Metroda treni kaçırınca, zihnimle bilgisayarımın ortak alanındaki Claire Danes fotoğrafı neden gözümün önünde beliriverdi?
Adım adım gidelim.
1-Trenin gideceğini gördüğüm halde hızlanmadım.
2-Adımımı atmama üç adımlık mesafe kalmışken treni kaçırdım.
3-Koridor boyunca yürürken yanımdaki demir banka oturmuş, elindeki kağıtları tek tek okuyan kadına baktım.
4-Ona bakınca aklıma Claire Danes geldi.
5-Aslında ona bakınca akla gelen Claire değil, Claire’in bilgisayarımdaki fotoğrafıydı. Bu durumda, fotoğraf bilgisayara olduğu kadar beynime de kaydolmuştu. Aynı sandaletten bende de olduğu içindir belki. Öyle çok kayıp düştüm ki o sandaletle…
6-Sonuçta zihnimin makineleşmesine ve sevgili bilgisayarıyla kullandığı ortak alana sevecenlikle baktım.
İşte bu demir bankta oturuyoruz.
Yeraltında geçen zaman vakit kaybı gibi gelmiyor nedense. O kısa sürede seçim yapabildiğim ve bunu uygulayabildiğim için belki. Okumak, yazmak, dinlemek ya da sadece bakmak...
Yalıtılmışlığın getirdiği konsantrasyonun kıymetini bilirim. Odaklanan insanın o müthiş dinginliği ve kendini yitirmişliği, daima ilginç, esrarengiz ve tutku doludur.
Bu fotoğrafta da Claire Danes tüm dikkatini elindeki kağıtlara vermiş. Herkes elindeki kağıtlara gömülmüş. Ben, Claire ve bekleyen kadın.
Bu gözlem ve peşi sıra gelen imgeler, çağrışımlar da işte, yalıtılmışlığın getirdiği odaklanma sayesinde. Ey bekleyen kadın, makineleşmiş maceracı hafızamın eğlenceli hareketi sayesinde, Claire Danes'le birlikte Pınar'ın Çağrışımlar Kulübü'nün ortak üyelerisiniz.
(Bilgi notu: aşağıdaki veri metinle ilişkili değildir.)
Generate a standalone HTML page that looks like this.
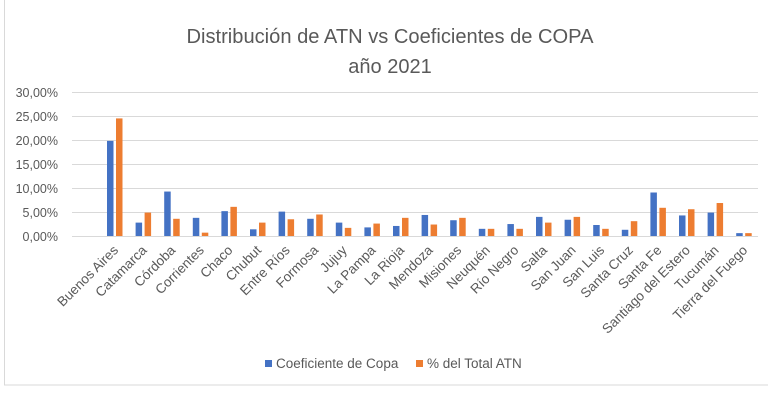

İşte tren de geldi. Hepimiz kalkıyoruz; ben, Claire, bekleyen kadın. Zihnimde bu gerçekleşmeyen görüntü ve hatta hikayeyle… Ellerimizde kağıtlar, bilgisayarlarımızda ve zihnimizde fotoğraflarla…
Sandalet mi? O yaşamıyor artık. Beni düşürmenin bedelini hayatıyla ödedi.